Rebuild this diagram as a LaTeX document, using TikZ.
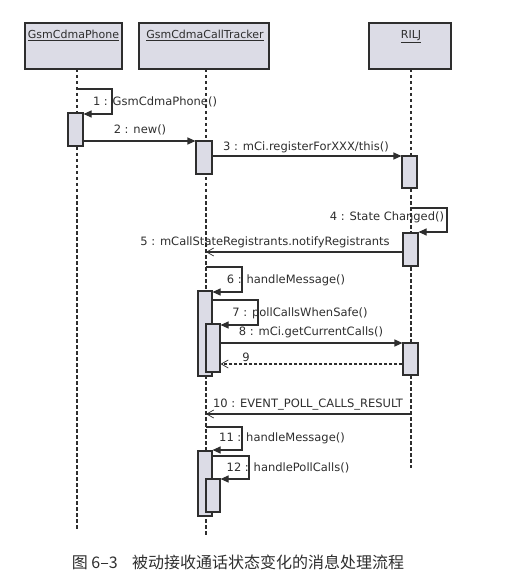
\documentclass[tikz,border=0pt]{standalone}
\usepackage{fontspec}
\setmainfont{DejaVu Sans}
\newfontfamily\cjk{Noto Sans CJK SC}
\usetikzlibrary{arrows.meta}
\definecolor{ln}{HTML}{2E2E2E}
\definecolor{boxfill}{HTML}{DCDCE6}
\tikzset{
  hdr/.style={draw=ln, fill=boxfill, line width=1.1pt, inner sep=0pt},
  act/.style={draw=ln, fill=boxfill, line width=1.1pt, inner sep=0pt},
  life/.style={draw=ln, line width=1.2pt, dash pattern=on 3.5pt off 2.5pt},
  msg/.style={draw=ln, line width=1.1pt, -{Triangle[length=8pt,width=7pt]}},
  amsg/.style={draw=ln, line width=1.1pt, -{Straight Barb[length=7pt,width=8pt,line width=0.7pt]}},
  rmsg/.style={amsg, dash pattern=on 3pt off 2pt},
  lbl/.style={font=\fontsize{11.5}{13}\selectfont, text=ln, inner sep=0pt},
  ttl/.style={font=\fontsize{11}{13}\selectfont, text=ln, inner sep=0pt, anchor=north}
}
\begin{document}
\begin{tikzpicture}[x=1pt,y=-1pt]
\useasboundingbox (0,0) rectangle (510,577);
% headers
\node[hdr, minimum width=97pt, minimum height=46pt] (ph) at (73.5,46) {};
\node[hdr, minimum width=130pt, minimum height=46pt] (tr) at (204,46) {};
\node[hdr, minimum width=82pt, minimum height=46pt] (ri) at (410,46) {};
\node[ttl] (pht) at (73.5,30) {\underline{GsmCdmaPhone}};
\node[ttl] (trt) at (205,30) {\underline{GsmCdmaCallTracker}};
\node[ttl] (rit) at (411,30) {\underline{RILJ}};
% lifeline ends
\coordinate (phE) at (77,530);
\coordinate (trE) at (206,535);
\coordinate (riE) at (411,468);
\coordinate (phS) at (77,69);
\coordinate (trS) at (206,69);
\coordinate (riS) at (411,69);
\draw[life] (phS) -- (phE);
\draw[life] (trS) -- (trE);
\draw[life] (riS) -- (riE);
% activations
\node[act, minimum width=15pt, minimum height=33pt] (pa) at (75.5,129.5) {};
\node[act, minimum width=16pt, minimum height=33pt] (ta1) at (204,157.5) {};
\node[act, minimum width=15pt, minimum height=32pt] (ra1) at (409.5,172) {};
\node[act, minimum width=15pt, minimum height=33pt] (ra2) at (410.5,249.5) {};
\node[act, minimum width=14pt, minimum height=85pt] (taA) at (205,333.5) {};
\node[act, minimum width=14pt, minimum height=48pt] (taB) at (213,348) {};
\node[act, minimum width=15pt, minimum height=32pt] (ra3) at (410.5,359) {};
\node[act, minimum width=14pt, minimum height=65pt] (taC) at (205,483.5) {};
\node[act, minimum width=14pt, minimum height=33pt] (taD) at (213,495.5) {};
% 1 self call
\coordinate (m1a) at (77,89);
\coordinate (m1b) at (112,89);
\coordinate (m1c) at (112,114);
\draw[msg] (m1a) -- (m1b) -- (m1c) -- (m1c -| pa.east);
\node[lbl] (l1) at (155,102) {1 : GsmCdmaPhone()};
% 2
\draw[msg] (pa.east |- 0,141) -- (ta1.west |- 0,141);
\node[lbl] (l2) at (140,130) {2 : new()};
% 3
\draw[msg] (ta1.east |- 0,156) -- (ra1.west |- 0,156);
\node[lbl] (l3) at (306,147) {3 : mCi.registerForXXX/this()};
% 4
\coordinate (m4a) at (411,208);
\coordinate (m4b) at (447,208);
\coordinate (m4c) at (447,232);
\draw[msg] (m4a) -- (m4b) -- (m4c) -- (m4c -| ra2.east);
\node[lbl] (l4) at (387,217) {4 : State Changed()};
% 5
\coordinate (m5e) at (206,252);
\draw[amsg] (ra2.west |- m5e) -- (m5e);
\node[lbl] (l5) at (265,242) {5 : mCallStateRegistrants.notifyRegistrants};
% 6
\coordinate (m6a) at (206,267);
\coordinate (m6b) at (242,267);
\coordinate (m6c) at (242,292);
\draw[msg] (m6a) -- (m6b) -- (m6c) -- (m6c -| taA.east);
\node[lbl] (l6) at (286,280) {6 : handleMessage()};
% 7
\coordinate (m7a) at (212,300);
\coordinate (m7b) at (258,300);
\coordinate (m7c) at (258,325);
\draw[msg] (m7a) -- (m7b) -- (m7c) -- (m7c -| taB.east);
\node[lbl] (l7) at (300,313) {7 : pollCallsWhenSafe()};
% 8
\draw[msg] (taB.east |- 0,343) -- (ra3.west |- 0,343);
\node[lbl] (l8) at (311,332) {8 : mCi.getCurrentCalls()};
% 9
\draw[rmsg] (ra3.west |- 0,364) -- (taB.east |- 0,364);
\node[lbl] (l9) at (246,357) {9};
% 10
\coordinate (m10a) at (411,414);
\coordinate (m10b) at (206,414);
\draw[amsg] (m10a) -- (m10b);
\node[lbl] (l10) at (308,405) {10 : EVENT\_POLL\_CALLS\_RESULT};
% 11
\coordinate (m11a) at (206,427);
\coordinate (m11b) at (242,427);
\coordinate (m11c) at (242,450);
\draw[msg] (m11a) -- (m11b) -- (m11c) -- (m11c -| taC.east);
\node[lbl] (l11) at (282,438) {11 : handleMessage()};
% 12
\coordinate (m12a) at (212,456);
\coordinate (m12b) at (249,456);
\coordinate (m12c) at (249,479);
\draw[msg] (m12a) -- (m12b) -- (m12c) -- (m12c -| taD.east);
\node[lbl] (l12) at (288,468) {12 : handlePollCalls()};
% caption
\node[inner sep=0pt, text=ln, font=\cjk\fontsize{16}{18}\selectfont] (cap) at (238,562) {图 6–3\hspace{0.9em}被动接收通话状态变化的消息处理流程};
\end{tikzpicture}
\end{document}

Set exercise: Identify the lines that contain the string "this", and copy every one of them.

Solution to the problem:
Rebuild this diagram as a LaTeX document, using TikZ.
\node[lbl] (l3) at (306,147) {3 : mCi.registerForXXX/this()};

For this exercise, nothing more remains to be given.